DFM using the 10 NRC Features
Document-feature matrix of: 3,481 documents, 10 features (67.81% sparse) and 6 docvars.
features
docs anger anticipation disgust fear joy negative positive sadness
text1 3 13 1 9 11 8 23 4
text2 0 1 0 0 0 0 1 0
text3 0 1 0 1 1 1 1 0
text4 1 2 0 2 4 1 5 0
text5 0 0 0 0 0 0 0 0
text6 0 2 0 0 2 0 3 0
features
docs surprise trust
text1 7 17
text2 0 1
text3 1 0
text4 0 3
text5 0 0
text6 1 1
[ reached max_ndoc ... 3,475 more documents ]
Upon review of this data frame (sampled above), there are two reasons for the cluster of neutral responses earlier. First, text with both equal positive and negative sentiment are canceling each other out to zero. This amounts to approximately 270 of the 1,421 zero scores. Next,there was a few documents where an emotion registered but no positive or negative sentiment present. Finally, a large amount of text has zeros across all 8 emotions and negative/positive sentiment.

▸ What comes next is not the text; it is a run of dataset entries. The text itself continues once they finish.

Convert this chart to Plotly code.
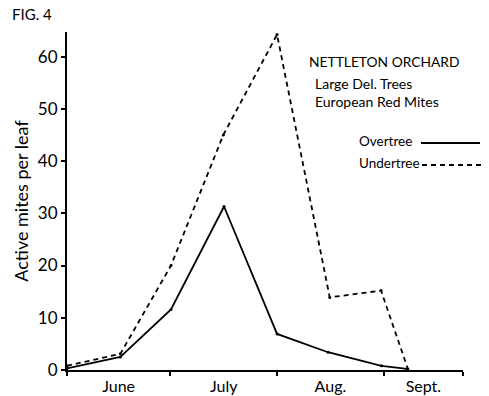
import plotly.graph_objects as go

# Sampling dates, in days after June 1
days = [0, 15.5, 30.2, 45.6, 61, 75.8, 91.3, 98.8]
overtree = [0.3, 2.5, 11.6, 31.3, 6.9, 3.4, 0.8, 0.2]

days_under = [0, 15.5, 30.2, 45.4, 61, 76.3, 91.2, 99]
undertree = [0.8, 3.1, 20.0, 45.0, 64.2, 13.9, 15.2, 0.2]

# Month boundaries (days after June 1) and month labels
month_edges = [0, 30, 61, 92, 115]
month_names = ["June", "July", "Aug.", "Sept."]
month_centers = [(a + b) / 2 for a, b in zip(month_edges[:-1], month_edges[1:])]

y_ticks = [0, 10, 20, 30, 40, 50, 60]

W, H = 489, 396
L, R, T, B = 67, 26, 32, 26
FONT = "Lato, 'Open Sans', sans-serif"


def px(x):
    return (x - L) / (W - L - R)


def py(y):
    return (H - B - y) / (H - T - B)


fig = go.Figure()
fig.add_trace(go.Scatter(
    x=days, y=overtree, mode="lines+markers", name="Overtree",
    line=dict(color="black", width=1.8),
    marker=dict(size=3, color="black"), cliponaxis=False,
))
fig.add_trace(go.Scatter(
    x=days_under, y=undertree, mode="lines+markers", name="Undertree",
    line=dict(color="black", width=1.8, dash="5px,4px"),
    marker=dict(size=3, color="black"), cliponaxis=False,
))
# invisible trace carrying month labels on a second x axis
fig.add_trace(go.Scatter(x=month_centers, y=[None] * 4, xaxis="x2",
                         showlegend=False, hoverinfo="skip"))

fig.update_layout(
    width=W, height=H,
    margin=dict(l=L, r=R, t=T, b=B, autoexpand=False),
    paper_bgcolor="white", plot_bgcolor="white",
    showlegend=False,
    font=dict(family=FONT, color="black", size=14),
    xaxis=dict(
        range=[0, 115], tickvals=month_edges, ticktext=[""] * 5,
        showgrid=False, zeroline=False, showline=True, linecolor="black",
        linewidth=2, ticks="outside", ticklen=4, tickwidth=1.5, tickcolor="black",
        automargin=False,
    ),
    xaxis2=dict(
        range=[0, 115], overlaying="x", side="bottom", tickvals=month_centers,
        ticktext=month_names, showgrid=False, zeroline=False, showline=False,
        ticks="", tickfont=dict(size=16), matches="x", ticklabelstandoff=5,
        automargin=False,
    ),
    yaxis=dict(
        range=[0, 64.7], tickvals=y_ticks, showgrid=False, zeroline=False,
        showline=True, linecolor="black", linewidth=2, ticks="outside",
        ticklen=4, tickwidth=1.5, tickcolor="black", tickfont=dict(size=17),
        title=dict(text="Active mites per leaf", font=dict(size=18), standoff=5),
        automargin=False,
    ),
)

notes = [
    ("FIG. 4", 10, 14, 15),
    ("NETTLETON ORCHARD", 307, 61, 13.8),
    ("Large Del. Trees", 313, 83, 14),
    ("European Red Mites", 313, 101, 14),
    ("Overtree", 357, 141, 13.5),
    ("Undertree", 357, 163, 13.5),
]
for text, x, y, size in notes:
    fig.add_annotation(text=text, xref="paper", yref="paper", x=px(x), y=py(y),
                       xanchor="left", yanchor="middle", showarrow=False,
                       font=dict(size=size, family=FONT))

fig.add_shape(type="line", xref="paper", yref="paper", x0=px(421), x1=px(480),
              y0=py(143), y1=py(143), line=dict(color="black", width=1.8))
fig.add_shape(type="line", xref="paper", yref="paper", x0=px(422), x1=px(482),
              y0=py(165), y1=py(165), line=dict(color="black", width=1.8, dash="5px,4px"))

fig.write_html("out.html")
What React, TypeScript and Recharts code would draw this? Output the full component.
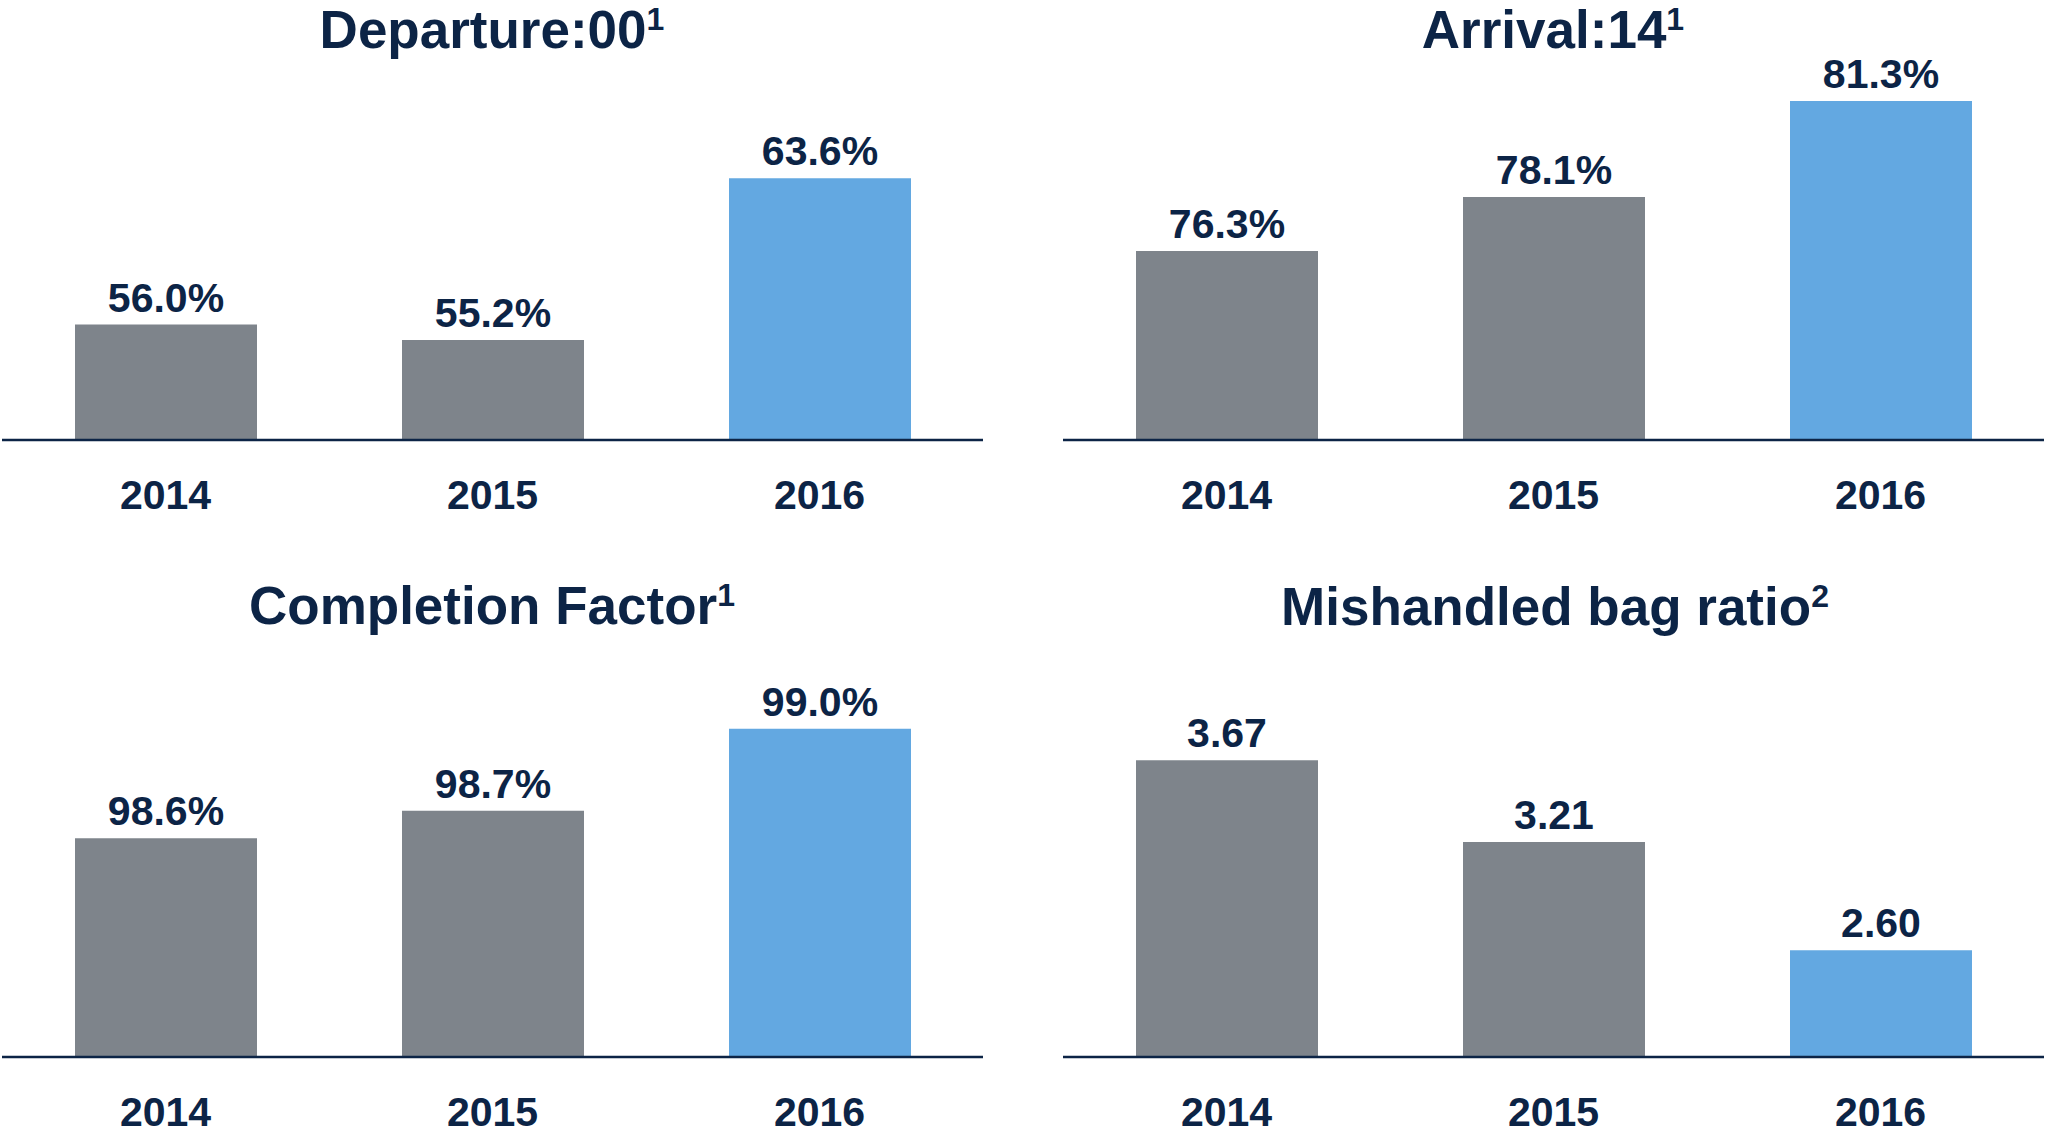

Ultimately, this points toward emotional valence not being very prevalent in the data.
For the final steps of dictionary analysis, I will look at how covid-related terms were discussed.
Covid in Context
Covid-related terms selected for review include: “covid”, “covid-19”, “coronavirus”, “Sars-CoV-2”, “virus”, “vaccine”, “Pfizer”, “Moderna”, “Johnson and Johnson”, “vax”.
[1] "We have 619 threads that mention positive or negative words in the context of covid-related terms."
Min. 1st Qu. Median Mean 3rd Qu. Max.
-1.0000 -0.5000 0.3333 0.1904 1.0000 1.0000
After removing the terms with both zero positive and negative sentiment, we see that there is a substantial amount of positive context surrounding covid. This may be because a covid information subreddit, r/Covid19 was included in the data set. However, many still register as negative, neutral, and everything in between. Once again, the neutral scores could be from scores cancelling each other out rather than themselves being zero (as removed from above). At this point, we don’t have much information about which group or the context of the text but it is evident that emotional valence is not the defining factor in the text. This is further emphasized by the 3 word clouds below for each year from 2019 - 2021.
Top words over these years include those referencing the pandemic but there remains a consistent thread of discussion around faith and religion. This understanding goes back to my first post which referenced previous studies on religious behaviors suggesting a correlation between fear and beliefs, exposing casual links that fear motivates religious faith and the latter mitigates fear. So in one last effort, I will look into faith-based terms in context.
Faith in Context
Faith-based terms selected for review include: “God”, “pray”, “prayer”, “Jesus”, “Christ”, “Allah”, “Bible”, “Quran”, “church”, “mosque”, “temple”, “faith”, “baptized”, “Christians”, “Jews”, “Muslims”, “Christianity”, “Jewish”, “Islam”.
[1] "We have 857 threads that mention positive or negative words in the context of faith-related terms."
Min. 1st Qu. Median Mean 3rd Qu. Max.
-1.00000 0.09091 0.54545 0.45539 1.00000 1.00000
Here in the summary and plot, we can see significantly more positive sentiment surrounding faith-based terms as opposed to covid-related terms.
Next steps will be to refine my research question and uncover what topics are actually being discussed within these groups and when.